Problem to work on: Reproduce the records. Keep every word exact and include no images.

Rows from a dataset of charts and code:
"""

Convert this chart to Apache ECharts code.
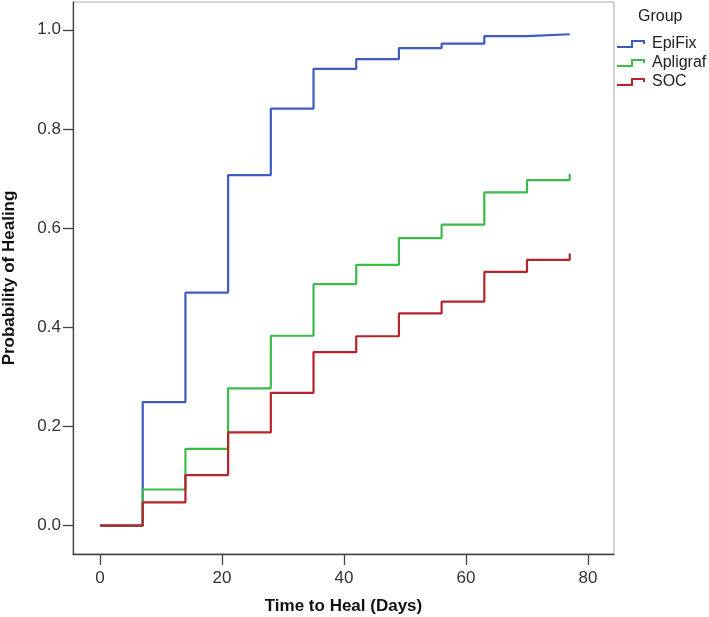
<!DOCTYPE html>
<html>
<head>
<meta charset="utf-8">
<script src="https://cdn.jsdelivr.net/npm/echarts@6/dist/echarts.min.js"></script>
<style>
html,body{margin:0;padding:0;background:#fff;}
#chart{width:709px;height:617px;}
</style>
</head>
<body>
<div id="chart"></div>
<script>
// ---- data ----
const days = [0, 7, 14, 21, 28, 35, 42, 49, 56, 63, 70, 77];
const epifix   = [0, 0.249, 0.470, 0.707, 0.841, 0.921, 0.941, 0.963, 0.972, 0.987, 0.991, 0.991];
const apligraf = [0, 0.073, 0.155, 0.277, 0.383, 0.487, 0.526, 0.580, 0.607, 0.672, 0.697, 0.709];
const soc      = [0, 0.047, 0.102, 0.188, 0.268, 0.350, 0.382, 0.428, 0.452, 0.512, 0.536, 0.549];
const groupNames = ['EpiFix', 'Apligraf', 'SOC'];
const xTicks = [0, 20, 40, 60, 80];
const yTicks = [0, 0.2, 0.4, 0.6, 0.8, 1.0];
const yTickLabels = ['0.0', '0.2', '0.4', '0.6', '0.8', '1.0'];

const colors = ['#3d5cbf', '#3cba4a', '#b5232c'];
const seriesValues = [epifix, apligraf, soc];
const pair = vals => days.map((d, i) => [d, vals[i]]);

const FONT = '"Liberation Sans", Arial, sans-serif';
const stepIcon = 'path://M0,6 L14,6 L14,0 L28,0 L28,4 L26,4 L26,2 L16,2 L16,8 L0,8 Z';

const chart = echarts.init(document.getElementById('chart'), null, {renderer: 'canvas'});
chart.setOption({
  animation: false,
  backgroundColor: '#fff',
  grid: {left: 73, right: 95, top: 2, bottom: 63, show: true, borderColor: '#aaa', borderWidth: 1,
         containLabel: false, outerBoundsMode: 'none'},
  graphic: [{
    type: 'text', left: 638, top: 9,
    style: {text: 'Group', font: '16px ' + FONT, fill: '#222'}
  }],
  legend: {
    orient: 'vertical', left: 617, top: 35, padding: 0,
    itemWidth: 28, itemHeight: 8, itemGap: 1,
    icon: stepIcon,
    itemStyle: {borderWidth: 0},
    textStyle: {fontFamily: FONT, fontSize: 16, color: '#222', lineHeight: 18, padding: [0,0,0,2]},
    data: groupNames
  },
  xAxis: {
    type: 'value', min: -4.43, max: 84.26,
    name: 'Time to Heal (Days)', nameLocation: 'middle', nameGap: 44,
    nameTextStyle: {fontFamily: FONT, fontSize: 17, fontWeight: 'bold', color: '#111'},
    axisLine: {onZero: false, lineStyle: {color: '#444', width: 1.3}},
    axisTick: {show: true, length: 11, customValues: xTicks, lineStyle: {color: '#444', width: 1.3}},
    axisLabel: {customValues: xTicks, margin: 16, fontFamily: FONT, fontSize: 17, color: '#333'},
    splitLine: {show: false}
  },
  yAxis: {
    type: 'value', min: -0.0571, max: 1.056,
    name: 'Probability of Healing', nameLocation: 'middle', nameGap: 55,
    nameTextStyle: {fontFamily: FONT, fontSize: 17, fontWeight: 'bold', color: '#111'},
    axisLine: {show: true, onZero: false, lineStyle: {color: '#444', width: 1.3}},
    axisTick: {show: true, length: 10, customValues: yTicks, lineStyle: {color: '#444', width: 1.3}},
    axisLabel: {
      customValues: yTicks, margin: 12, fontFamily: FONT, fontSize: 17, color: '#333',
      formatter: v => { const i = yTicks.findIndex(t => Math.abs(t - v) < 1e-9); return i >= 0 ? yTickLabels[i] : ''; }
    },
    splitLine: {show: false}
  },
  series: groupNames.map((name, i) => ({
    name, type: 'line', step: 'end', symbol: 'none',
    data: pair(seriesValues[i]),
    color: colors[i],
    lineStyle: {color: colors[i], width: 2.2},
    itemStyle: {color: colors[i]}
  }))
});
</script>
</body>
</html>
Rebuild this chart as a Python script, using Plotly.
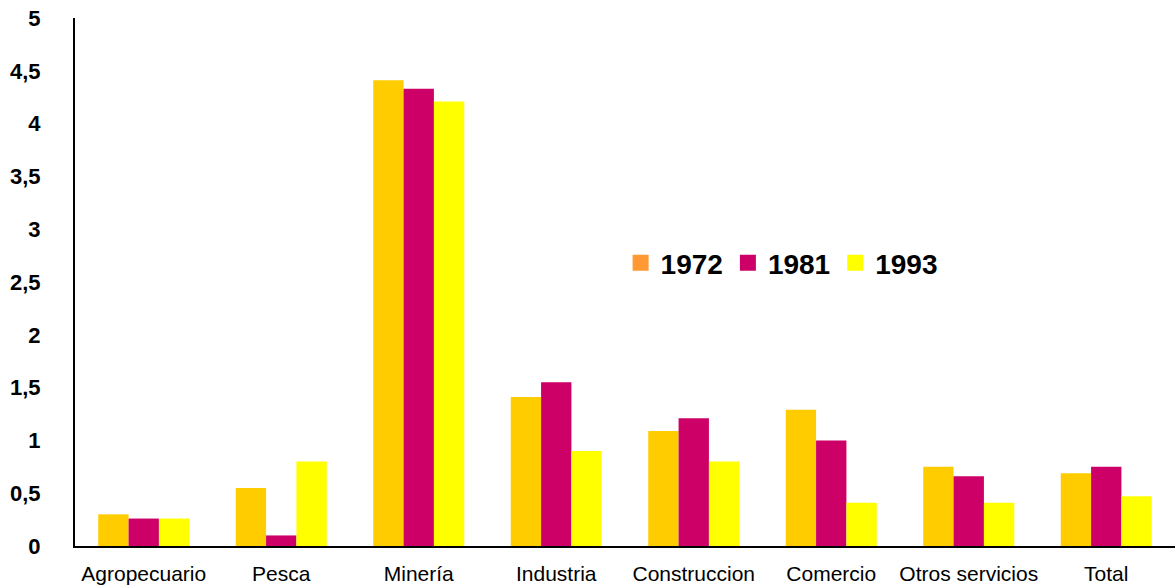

"""

Exercise solution:
Convert this chart to Apache ECharts code.
<!DOCTYPE html>
<html>
<head>
<meta charset="utf-8">
<script src="https://cdn.jsdelivr.net/npm/echarts@6/dist/echarts.min.js"></script>
<style>
html,body{margin:0;padding:0;background:#fff;}
#chart{width:709px;height:617px;}
</style>
</head>
<body>
<div id="chart"></div>
<script>
// ---- data ----
const days = [0, 7, 14, 21, 28, 35, 42, 49, 56, 63, 70, 77];
const epifix   = [0, 0.249, 0.470, 0.707, 0.841, 0.921, 0.941, 0.963, 0.972, 0.987, 0.991, 0.991];
const apligraf = [0, 0.073, 0.155, 0.277, 0.383, 0.487, 0.526, 0.580, 0.607, 0.672, 0.697, 0.709];
const soc      = [0, 0.047, 0.102, 0.188, 0.268, 0.350, 0.382, 0.428, 0.452, 0.512, 0.536, 0.549];
const groupNames = ['EpiFix', 'Apligraf', 'SOC'];
const xTicks = [0, 20, 40, 60, 80];
const yTicks = [0, 0.2, 0.4, 0.6, 0.8, 1.0];
const yTickLabels = ['0.0', '0.2', '0.4', '0.6', '0.8', '1.0'];

const colors = ['#3d5cbf', '#3cba4a', '#b5232c'];
const seriesValues = [epifix, apligraf, soc];
const pair = vals => days.map((d, i) => [d, vals[i]]);

const FONT = '"Liberation Sans", Arial, sans-serif';
const stepIcon = 'path://M0,6 L14,6 L14,0 L28,0 L28,4 L26,4 L26,2 L16,2 L16,8 L0,8 Z';

const chart = echarts.init(document.getElementById('chart'), null, {renderer: 'canvas'});
chart.setOption({
  animation: false,
  backgroundColor: '#fff',
  grid: {left: 73, right: 95, top: 2, bottom: 63, show: true, borderColor: '#aaa', borderWidth: 1,
         containLabel: false, outerBoundsMode: 'none'},
  graphic: [{
    type: 'text', left: 638, top: 9,
    style: {text: 'Group', font: '16px ' + FONT, fill: '#222'}
  }],
  legend: {
    orient: 'vertical', left: 617, top: 35, padding: 0,
    itemWidth: 28, itemHeight: 8, itemGap: 1,
    icon: stepIcon,
    itemStyle: {borderWidth: 0},
    textStyle: {fontFamily: FONT, fontSize: 16, color: '#222', lineHeight: 18, padding: [0,0,0,2]},
    data: groupNames
  },
  xAxis: {
    type: 'value', min: -4.43, max: 84.26,
    name: 'Time to Heal (Days)', nameLocation: 'middle', nameGap: 44,
    nameTextStyle: {fontFamily: FONT, fontSize: 17, fontWeight: 'bold', color: '#111'},
    axisLine: {onZero: false, lineStyle: {color: '#444', width: 1.3}},
    axisTick: {show: true, length: 11, customValues: xTicks, lineStyle: {color: '#444', width: 1.3}},
    axisLabel: {customValues: xTicks, margin: 16, fontFamily: FONT, fontSize: 17, color: '#333'},
    splitLine: {show: false}
  },
  yAxis: {
    type: 'value', min: -0.0571, max: 1.056,
    name: 'Probability of Healing', nameLocation: 'middle', nameGap: 55,
    nameTextStyle: {fontFamily: FONT, fontSize: 17, fontWeight: 'bold', color: '#111'},
    axisLine: {show: true, onZero: false, lineStyle: {color: '#444', width: 1.3}},
    axisTick: {show: true, length: 10, customValues: yTicks, lineStyle: {color: '#444', width: 1.3}},
    axisLabel: {
      customValues: yTicks, margin: 12, fontFamily: FONT, fontSize: 17, color: '#333',
      formatter: v => { const i = yTicks.findIndex(t => Math.abs(t - v) < 1e-9); return i >= 0 ? yTickLabels[i] : ''; }
    },
    splitLine: {show: false}
  },
  series: groupNames.map((name, i) => ({
    name, type: 'line', step: 'end', symbol: 'none',
    data: pair(seriesValues[i]),
    color: colors[i],
    lineStyle: {color: colors[i], width: 2.2},
    itemStyle: {color: colors[i]}
  }))
});
</script>
</body>
</html>
Rebuild this chart as a Python script, using Plotly.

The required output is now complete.